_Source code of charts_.
START

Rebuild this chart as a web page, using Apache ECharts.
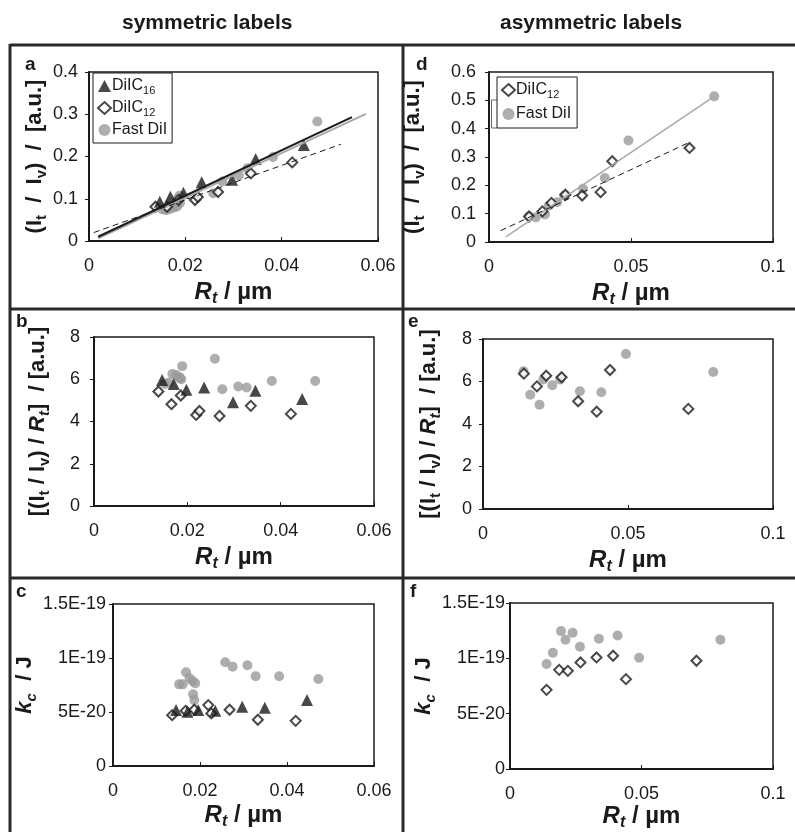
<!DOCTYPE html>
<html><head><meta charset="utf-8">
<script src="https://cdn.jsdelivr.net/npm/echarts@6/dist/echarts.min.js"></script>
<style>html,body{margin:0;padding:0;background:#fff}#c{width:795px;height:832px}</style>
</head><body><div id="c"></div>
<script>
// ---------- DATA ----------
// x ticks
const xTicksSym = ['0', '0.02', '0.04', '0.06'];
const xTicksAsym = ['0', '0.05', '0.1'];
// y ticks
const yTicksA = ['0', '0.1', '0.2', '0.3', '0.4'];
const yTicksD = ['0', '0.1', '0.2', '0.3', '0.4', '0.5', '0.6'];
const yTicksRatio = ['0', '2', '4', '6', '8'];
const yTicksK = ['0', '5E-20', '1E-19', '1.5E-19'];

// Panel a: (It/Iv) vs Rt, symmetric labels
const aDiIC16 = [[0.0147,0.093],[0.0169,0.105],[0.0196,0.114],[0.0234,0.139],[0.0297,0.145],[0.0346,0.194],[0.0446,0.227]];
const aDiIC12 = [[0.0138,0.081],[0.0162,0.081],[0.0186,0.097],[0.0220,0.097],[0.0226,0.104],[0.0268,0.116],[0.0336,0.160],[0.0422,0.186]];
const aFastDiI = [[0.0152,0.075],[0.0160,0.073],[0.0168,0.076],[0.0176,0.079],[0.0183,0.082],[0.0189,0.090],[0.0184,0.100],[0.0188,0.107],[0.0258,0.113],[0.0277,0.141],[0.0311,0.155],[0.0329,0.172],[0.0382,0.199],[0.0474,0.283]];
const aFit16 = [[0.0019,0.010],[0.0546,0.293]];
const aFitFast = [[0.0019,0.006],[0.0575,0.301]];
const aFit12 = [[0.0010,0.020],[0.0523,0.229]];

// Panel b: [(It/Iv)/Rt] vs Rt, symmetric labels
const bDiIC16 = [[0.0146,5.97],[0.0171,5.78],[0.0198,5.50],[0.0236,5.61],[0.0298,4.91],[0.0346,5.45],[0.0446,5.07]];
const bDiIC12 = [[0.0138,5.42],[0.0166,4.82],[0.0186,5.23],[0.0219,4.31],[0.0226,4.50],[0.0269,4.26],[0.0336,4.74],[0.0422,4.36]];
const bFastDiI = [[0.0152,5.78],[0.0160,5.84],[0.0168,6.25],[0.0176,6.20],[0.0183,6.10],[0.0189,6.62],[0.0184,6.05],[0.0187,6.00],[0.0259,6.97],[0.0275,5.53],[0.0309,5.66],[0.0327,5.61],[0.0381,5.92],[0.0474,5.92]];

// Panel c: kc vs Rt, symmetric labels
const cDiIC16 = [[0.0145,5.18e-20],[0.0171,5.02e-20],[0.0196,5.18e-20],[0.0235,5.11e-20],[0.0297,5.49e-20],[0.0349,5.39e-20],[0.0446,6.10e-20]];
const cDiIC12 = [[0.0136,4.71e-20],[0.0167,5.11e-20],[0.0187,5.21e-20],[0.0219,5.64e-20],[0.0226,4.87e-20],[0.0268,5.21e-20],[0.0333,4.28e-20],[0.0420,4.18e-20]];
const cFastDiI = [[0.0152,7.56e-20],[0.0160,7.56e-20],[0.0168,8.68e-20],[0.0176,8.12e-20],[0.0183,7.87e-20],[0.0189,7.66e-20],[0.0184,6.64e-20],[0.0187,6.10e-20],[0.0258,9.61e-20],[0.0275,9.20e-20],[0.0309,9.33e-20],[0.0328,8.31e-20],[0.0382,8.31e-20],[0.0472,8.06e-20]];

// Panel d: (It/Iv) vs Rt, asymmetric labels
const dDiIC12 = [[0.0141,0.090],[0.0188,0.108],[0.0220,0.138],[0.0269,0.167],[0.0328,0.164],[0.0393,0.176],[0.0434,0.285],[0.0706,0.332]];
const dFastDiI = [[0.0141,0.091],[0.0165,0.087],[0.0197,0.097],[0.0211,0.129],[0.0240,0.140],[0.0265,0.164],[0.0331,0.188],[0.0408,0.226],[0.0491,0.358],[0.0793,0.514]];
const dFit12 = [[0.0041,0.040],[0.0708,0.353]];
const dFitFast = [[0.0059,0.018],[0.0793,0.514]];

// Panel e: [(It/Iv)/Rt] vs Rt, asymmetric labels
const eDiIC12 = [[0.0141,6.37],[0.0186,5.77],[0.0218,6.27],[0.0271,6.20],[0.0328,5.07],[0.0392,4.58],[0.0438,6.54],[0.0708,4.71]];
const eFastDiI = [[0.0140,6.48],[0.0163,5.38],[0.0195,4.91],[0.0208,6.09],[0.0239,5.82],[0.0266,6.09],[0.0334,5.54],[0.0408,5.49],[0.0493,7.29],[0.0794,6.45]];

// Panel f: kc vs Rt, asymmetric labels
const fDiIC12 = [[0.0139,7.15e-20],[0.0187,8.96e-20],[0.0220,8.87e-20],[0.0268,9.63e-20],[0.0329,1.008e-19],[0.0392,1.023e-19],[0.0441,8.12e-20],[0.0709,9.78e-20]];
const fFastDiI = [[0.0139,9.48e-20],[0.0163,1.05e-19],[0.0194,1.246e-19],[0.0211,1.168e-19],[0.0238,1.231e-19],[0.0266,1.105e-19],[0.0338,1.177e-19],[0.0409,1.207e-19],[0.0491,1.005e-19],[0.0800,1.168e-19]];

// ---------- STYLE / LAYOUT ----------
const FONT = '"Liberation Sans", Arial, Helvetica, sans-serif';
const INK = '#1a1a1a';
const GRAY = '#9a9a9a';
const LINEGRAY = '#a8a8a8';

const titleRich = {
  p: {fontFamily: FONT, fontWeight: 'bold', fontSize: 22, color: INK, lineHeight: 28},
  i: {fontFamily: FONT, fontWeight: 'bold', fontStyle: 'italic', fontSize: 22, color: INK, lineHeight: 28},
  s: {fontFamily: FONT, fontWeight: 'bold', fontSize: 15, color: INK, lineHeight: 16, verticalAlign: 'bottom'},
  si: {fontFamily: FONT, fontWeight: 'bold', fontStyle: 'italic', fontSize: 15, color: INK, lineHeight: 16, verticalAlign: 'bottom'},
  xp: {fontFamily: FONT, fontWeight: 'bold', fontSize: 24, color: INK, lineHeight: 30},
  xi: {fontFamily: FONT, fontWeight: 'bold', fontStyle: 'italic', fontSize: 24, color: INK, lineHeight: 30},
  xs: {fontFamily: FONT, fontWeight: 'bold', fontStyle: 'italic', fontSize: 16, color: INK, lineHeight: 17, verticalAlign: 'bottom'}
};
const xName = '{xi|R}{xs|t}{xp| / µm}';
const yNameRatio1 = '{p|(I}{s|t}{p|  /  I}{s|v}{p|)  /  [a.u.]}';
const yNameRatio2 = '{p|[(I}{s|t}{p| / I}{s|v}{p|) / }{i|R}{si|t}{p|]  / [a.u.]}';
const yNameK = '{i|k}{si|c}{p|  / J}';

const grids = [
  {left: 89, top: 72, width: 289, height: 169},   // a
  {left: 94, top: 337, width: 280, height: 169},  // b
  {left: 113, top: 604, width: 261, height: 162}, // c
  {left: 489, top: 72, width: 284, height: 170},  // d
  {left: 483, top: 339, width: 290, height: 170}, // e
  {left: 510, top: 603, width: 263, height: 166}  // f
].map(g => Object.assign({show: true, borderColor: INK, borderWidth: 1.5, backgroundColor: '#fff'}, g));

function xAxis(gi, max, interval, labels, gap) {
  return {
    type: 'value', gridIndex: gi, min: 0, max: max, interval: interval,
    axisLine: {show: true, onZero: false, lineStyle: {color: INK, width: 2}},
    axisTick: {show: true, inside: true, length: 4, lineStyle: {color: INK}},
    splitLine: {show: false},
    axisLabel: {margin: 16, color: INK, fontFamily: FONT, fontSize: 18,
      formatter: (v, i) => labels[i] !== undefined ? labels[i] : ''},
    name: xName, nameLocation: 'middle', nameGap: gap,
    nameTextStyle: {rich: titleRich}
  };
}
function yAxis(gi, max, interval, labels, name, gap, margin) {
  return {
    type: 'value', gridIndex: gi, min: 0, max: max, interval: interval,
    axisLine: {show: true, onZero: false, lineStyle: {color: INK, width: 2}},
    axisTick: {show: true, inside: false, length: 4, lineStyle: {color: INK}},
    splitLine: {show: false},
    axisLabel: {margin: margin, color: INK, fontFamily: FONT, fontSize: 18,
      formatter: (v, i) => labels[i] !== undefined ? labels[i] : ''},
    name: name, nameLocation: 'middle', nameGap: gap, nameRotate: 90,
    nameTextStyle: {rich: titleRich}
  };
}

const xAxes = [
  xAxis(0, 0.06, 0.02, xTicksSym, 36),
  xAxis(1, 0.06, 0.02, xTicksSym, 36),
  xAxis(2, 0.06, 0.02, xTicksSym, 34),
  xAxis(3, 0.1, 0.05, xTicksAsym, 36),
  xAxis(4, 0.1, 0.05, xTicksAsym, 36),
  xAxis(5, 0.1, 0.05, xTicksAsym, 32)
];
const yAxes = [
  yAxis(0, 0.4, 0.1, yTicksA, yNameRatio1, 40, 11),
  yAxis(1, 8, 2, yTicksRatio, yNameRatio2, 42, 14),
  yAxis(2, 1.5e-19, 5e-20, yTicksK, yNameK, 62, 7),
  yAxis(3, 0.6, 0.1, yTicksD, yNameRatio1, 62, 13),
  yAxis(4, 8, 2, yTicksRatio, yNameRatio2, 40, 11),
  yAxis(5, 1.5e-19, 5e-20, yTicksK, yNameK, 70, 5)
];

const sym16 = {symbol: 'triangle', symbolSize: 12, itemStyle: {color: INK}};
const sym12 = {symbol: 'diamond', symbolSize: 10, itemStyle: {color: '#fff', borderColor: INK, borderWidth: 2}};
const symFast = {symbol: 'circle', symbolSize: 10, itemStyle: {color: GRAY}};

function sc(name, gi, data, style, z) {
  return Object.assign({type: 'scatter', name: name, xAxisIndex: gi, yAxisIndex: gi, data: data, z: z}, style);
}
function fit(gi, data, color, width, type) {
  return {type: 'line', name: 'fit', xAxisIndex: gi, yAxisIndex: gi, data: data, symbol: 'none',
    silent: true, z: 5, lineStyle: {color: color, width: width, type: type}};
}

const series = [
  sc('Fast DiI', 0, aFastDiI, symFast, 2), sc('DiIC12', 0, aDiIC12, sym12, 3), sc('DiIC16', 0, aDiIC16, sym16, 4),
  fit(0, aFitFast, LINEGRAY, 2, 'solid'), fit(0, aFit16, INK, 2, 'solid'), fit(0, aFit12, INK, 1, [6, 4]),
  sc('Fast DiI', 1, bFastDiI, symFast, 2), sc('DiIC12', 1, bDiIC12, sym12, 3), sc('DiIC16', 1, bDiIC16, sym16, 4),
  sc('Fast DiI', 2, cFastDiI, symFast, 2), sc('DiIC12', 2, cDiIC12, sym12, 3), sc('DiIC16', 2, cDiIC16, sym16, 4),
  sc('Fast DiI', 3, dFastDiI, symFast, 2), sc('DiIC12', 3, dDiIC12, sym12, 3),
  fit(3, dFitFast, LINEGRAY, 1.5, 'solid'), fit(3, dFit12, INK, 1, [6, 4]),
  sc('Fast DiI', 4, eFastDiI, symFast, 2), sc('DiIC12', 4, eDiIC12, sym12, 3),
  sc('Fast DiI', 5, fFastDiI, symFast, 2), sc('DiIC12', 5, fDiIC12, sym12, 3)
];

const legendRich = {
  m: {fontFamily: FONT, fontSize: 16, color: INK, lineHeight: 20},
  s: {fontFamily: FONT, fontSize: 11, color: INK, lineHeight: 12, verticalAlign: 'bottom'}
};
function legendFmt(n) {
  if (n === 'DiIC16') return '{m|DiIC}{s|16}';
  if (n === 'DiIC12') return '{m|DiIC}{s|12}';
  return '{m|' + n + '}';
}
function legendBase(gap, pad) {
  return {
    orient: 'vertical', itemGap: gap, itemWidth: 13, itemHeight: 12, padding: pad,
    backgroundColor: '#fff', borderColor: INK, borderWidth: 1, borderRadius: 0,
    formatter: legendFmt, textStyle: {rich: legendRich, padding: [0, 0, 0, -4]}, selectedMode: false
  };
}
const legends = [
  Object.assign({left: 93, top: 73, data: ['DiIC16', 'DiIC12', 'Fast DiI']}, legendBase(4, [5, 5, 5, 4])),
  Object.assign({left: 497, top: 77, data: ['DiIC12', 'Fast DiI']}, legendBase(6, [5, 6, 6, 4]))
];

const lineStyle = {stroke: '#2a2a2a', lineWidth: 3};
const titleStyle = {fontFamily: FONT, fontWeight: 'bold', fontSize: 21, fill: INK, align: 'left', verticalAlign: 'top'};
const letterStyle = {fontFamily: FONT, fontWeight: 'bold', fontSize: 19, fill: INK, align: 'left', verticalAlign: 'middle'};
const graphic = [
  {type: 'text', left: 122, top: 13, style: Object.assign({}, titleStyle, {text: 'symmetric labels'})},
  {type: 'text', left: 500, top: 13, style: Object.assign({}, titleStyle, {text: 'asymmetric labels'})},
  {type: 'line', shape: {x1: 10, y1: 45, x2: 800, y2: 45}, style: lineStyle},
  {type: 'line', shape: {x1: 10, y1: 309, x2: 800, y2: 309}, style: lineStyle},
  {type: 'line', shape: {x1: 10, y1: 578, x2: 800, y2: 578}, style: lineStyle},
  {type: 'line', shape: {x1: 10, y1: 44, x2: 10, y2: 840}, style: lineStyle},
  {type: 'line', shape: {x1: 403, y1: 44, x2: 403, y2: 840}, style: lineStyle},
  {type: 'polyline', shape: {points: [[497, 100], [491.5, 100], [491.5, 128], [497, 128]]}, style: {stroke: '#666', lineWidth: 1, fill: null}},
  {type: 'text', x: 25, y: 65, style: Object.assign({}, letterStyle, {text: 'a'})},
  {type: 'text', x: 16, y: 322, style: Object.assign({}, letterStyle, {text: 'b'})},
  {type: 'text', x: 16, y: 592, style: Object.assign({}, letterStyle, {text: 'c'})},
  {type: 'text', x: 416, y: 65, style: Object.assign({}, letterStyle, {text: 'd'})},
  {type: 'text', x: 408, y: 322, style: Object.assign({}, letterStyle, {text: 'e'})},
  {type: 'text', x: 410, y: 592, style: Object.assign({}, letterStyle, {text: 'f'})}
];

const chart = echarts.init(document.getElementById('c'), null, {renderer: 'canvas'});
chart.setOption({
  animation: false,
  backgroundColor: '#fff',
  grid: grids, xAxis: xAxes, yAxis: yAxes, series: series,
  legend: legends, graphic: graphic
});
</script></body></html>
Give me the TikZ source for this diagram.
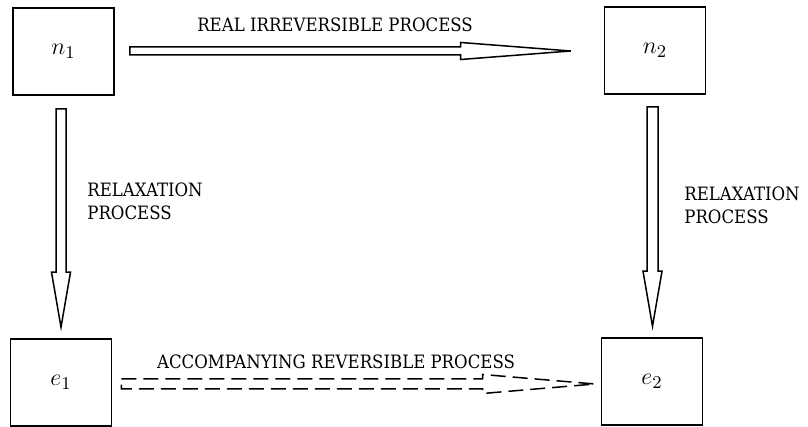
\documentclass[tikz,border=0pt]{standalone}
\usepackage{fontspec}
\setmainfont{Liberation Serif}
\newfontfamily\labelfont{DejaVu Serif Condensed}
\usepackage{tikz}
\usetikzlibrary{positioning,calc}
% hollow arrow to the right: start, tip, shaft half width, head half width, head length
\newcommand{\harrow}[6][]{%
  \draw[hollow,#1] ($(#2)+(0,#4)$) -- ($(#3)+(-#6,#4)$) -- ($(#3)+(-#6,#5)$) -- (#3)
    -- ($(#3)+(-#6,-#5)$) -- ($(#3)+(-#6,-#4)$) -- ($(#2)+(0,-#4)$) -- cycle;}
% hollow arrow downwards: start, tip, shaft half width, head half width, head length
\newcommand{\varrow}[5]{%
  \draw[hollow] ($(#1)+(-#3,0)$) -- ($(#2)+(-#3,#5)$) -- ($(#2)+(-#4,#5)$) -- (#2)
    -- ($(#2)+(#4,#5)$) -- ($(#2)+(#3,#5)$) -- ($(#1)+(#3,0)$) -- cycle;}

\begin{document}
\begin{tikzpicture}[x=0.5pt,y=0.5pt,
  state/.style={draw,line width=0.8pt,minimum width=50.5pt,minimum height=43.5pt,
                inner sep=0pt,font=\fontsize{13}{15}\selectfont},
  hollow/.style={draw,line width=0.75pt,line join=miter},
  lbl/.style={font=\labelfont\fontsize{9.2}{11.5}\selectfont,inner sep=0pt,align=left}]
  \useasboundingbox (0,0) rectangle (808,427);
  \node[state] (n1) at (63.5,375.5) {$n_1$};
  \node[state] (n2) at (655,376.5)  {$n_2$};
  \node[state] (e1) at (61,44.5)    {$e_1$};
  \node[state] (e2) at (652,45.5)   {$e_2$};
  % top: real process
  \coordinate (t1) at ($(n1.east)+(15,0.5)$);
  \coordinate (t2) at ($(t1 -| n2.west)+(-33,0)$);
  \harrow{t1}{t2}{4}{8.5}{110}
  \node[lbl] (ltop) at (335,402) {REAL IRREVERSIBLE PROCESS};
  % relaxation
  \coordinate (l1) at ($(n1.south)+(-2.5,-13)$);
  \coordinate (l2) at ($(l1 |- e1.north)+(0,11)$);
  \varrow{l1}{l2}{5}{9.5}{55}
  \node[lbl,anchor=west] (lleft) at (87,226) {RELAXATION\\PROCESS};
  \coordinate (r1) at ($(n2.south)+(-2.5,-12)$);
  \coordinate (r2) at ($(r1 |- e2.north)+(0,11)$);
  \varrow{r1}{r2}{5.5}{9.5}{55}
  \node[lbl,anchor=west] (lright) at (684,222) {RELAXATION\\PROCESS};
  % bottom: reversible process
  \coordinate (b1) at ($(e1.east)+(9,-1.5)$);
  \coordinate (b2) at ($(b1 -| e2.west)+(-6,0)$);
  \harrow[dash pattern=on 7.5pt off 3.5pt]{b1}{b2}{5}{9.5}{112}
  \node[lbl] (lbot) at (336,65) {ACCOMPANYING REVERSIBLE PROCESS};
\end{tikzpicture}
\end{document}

END

_What the task asks_. Only the lines from the one bearing "Give me the TikZ source for this diagram." to the one bearing "-- ($(#2)+(#4,#5)$) -- ($(#2)+(#3,#5)$)", both included, should be restated word for word, with pictures left out.

_In response_.
Give me the TikZ source for this diagram.
\documentclass[tikz,border=0pt]{standalone}
\usepackage{fontspec}
\setmainfont{Liberation Serif}
\newfontfamily\labelfont{DejaVu Serif Condensed}
\usepackage{tikz}
\usetikzlibrary{positioning,calc}
% hollow arrow to the right: start, tip, shaft half width, head half width, head length
\newcommand{\harrow}[6][]{%
  \draw[hollow,#1] ($(#2)+(0,#4)$) -- ($(#3)+(-#6,#4)$) -- ($(#3)+(-#6,#5)$) -- (#3)
    -- ($(#3)+(-#6,-#5)$) -- ($(#3)+(-#6,-#4)$) -- ($(#2)+(0,-#4)$) -- cycle;}
% hollow arrow downwards: start, tip, shaft half width, head half width, head length
\newcommand{\varrow}[5]{%
  \draw[hollow] ($(#1)+(-#3,0)$) -- ($(#2)+(-#3,#5)$) -- ($(#2)+(-#4,#5)$) -- (#2)
    -- ($(#2)+(#4,#5)$) -- ($(#2)+(#3,#5)$) -- ($(#1)+(#3,0)$) -- cycle;}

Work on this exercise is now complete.